Given exercise: Find each line with the word "matplotlib" and copy it.

Input records:

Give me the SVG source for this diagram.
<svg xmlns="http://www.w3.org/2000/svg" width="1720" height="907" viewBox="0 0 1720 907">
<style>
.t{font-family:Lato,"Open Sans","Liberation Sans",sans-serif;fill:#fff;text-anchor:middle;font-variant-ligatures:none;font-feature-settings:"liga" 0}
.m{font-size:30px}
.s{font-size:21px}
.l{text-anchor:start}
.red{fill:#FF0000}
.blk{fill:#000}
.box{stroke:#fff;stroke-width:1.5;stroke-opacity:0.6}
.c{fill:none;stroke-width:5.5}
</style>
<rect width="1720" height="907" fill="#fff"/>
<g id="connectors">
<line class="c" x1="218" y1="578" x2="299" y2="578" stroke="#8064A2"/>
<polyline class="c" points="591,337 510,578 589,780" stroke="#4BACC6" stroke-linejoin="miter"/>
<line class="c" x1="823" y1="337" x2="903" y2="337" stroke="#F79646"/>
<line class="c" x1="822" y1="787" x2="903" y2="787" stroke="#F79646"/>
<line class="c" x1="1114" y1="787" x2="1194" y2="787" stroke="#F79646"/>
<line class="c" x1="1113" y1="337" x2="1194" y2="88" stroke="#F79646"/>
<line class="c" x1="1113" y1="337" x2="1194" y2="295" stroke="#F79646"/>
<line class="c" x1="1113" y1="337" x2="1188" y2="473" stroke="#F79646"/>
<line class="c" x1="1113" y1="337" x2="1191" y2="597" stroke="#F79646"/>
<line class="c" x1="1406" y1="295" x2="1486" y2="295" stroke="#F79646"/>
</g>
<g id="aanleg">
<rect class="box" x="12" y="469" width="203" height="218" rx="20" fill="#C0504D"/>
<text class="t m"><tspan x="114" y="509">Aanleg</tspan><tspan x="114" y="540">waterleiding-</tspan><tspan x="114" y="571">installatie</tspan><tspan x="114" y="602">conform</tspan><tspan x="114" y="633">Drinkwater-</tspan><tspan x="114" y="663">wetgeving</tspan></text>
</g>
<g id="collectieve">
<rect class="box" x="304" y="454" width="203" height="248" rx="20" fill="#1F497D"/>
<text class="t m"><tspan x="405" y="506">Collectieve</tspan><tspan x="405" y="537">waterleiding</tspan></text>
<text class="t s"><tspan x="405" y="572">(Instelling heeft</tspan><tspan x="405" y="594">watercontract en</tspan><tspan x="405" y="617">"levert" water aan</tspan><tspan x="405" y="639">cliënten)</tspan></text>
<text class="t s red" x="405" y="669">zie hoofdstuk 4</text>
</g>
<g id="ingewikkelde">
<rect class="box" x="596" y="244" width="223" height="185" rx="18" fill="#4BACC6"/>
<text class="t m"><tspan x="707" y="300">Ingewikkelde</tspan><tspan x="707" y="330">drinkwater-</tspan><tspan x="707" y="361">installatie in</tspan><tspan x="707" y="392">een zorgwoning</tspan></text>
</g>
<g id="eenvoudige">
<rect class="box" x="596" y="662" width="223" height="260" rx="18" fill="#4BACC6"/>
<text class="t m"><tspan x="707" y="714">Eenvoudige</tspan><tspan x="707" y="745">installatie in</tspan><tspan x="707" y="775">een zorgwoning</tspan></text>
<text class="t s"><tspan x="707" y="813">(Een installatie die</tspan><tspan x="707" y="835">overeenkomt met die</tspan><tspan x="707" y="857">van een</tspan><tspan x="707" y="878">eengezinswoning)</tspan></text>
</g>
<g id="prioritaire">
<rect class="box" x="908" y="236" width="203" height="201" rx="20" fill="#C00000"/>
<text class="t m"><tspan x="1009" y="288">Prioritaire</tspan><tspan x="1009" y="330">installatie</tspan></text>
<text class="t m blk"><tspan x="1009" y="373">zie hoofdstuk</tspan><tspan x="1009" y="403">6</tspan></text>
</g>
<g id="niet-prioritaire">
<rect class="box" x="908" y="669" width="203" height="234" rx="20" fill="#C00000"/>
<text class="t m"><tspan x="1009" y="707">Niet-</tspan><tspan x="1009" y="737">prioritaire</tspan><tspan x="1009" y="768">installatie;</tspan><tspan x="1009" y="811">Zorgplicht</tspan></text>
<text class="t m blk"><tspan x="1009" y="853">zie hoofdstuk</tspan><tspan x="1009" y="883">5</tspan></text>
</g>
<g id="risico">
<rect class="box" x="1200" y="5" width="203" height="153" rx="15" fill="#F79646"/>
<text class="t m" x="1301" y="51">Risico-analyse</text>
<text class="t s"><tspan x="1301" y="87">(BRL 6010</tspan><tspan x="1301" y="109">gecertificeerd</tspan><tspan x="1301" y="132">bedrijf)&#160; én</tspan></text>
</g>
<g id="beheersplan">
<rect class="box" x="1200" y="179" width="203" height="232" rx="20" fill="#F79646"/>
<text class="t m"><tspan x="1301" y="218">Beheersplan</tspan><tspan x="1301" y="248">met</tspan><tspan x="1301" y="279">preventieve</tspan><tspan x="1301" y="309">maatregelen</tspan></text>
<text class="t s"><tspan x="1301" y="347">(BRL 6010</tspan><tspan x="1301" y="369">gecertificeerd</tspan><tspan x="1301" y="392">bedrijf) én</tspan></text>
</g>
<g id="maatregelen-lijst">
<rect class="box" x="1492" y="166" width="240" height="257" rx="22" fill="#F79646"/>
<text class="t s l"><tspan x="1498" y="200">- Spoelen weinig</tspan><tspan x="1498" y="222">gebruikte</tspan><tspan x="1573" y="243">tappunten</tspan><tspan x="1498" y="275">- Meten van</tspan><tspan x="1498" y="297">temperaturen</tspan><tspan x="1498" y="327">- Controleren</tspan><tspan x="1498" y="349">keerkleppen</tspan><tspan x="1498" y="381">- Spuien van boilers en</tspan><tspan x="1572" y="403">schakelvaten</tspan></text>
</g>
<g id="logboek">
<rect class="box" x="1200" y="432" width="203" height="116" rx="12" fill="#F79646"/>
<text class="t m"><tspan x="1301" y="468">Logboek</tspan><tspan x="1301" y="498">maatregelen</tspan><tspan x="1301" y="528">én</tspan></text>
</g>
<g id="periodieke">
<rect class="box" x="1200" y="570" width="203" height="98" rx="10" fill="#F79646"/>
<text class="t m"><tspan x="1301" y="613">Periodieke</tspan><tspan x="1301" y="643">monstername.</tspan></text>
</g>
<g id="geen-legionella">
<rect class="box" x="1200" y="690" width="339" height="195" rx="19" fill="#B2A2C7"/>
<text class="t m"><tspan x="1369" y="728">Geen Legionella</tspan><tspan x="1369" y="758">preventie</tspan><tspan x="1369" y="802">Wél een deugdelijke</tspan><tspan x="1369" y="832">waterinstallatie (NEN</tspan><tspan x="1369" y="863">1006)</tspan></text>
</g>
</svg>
* * *
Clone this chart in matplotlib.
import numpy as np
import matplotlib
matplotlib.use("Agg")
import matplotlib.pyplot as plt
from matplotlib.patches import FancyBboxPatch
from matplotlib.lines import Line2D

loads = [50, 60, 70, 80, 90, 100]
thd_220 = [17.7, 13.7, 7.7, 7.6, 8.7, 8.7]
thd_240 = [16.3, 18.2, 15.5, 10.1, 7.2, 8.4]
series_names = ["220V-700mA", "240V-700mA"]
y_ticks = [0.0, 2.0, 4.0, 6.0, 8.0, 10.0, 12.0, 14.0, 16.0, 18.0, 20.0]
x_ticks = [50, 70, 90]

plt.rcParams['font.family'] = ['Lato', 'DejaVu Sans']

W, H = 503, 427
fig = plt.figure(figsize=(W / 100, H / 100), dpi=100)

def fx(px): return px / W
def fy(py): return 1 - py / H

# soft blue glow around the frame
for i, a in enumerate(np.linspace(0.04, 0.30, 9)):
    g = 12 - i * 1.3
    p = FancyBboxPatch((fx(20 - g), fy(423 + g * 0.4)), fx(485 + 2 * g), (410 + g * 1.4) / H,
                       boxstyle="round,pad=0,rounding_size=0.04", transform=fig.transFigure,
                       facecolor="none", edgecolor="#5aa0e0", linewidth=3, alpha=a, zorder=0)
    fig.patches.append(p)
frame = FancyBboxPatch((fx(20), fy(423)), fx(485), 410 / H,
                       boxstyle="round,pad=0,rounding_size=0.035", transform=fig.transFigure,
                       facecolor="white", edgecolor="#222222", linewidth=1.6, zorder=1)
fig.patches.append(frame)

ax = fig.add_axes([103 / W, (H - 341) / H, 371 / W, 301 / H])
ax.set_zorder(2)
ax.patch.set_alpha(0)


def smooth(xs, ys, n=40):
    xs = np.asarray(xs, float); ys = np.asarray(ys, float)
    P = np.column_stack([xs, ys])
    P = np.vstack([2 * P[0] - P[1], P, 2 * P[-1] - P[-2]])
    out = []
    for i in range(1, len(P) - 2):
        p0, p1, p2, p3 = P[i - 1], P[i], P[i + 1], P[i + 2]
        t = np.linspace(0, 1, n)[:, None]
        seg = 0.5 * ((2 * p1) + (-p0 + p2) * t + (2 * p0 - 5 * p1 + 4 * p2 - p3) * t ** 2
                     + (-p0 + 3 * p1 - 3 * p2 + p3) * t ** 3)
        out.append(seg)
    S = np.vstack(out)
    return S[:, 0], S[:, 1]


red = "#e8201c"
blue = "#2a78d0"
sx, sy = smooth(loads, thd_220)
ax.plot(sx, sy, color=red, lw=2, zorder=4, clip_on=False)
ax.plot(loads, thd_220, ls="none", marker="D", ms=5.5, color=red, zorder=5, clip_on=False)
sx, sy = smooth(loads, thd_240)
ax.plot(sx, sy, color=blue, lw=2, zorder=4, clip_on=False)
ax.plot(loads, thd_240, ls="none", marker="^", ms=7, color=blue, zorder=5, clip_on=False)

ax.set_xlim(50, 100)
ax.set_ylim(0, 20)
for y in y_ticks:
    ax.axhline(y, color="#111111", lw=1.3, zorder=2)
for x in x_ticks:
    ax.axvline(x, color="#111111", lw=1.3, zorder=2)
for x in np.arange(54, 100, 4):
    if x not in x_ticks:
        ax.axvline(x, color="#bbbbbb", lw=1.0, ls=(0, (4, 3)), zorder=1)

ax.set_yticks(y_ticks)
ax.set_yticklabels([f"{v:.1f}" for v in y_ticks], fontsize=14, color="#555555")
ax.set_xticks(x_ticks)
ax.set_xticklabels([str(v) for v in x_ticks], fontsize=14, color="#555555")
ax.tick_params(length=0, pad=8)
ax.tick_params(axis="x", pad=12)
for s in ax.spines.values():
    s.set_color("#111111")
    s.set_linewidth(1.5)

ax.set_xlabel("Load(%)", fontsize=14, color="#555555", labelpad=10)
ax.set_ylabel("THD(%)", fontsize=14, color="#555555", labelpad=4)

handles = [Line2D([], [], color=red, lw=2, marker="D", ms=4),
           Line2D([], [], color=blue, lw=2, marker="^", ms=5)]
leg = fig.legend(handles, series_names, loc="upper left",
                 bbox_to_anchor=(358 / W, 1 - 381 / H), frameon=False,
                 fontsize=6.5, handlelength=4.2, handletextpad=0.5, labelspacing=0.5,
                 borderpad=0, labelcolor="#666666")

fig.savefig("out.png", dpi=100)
==
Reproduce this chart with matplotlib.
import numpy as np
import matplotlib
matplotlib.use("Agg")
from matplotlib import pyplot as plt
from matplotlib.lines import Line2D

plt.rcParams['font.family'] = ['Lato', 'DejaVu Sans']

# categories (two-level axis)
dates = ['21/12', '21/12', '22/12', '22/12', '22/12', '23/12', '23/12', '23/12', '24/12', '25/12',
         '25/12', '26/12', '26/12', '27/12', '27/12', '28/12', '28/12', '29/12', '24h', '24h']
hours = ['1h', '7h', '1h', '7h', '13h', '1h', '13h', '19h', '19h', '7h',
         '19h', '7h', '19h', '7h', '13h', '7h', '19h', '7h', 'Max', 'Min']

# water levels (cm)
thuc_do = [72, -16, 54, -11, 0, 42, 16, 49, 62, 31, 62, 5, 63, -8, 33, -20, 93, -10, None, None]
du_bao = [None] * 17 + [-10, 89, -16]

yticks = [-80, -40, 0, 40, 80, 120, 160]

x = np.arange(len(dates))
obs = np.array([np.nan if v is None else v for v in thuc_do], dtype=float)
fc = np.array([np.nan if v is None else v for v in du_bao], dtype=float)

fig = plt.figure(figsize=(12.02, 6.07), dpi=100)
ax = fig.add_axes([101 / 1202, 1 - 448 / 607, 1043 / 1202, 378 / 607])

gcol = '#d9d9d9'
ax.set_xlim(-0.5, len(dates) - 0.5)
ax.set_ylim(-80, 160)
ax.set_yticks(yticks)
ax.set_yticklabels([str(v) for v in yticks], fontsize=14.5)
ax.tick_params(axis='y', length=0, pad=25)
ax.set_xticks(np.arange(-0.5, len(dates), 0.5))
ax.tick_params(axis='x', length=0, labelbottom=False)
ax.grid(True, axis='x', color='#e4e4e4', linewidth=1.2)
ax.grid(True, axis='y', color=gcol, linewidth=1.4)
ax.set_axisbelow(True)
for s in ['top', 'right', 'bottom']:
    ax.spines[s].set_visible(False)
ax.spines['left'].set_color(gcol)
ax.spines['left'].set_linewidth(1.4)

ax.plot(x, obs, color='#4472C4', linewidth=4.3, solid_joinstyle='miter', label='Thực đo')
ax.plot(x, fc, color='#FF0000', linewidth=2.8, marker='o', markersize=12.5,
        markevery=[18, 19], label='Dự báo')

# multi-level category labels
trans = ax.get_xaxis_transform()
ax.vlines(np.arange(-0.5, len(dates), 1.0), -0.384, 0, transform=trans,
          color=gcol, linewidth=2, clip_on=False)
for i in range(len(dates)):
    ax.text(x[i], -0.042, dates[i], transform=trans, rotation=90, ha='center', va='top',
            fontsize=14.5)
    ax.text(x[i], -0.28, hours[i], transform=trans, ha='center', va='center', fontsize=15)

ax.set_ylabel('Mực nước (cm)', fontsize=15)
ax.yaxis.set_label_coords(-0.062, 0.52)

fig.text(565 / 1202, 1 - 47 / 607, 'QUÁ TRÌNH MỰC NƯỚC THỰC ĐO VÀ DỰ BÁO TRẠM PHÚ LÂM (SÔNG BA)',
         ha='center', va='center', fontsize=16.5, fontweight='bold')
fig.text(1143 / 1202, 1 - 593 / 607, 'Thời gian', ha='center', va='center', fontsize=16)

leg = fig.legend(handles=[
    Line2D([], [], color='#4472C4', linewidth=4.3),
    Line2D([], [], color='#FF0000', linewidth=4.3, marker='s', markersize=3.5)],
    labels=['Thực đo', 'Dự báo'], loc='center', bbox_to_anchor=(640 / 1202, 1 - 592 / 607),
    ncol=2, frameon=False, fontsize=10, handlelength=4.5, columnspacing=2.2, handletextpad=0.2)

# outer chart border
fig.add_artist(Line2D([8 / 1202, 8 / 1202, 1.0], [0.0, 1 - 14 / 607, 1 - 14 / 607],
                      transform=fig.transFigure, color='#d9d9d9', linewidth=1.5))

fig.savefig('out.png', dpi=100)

In response:
Clone this chart in matplotlib.
import matplotlib
matplotlib.use("Agg")
import matplotlib.pyplot as plt
from matplotlib.patches import FancyBboxPatch
from matplotlib.lines import Line2D
Reproduce this chart with matplotlib.
import matplotlib
matplotlib.use("Agg")
from matplotlib import pyplot as plt
from matplotlib.lines import Line2D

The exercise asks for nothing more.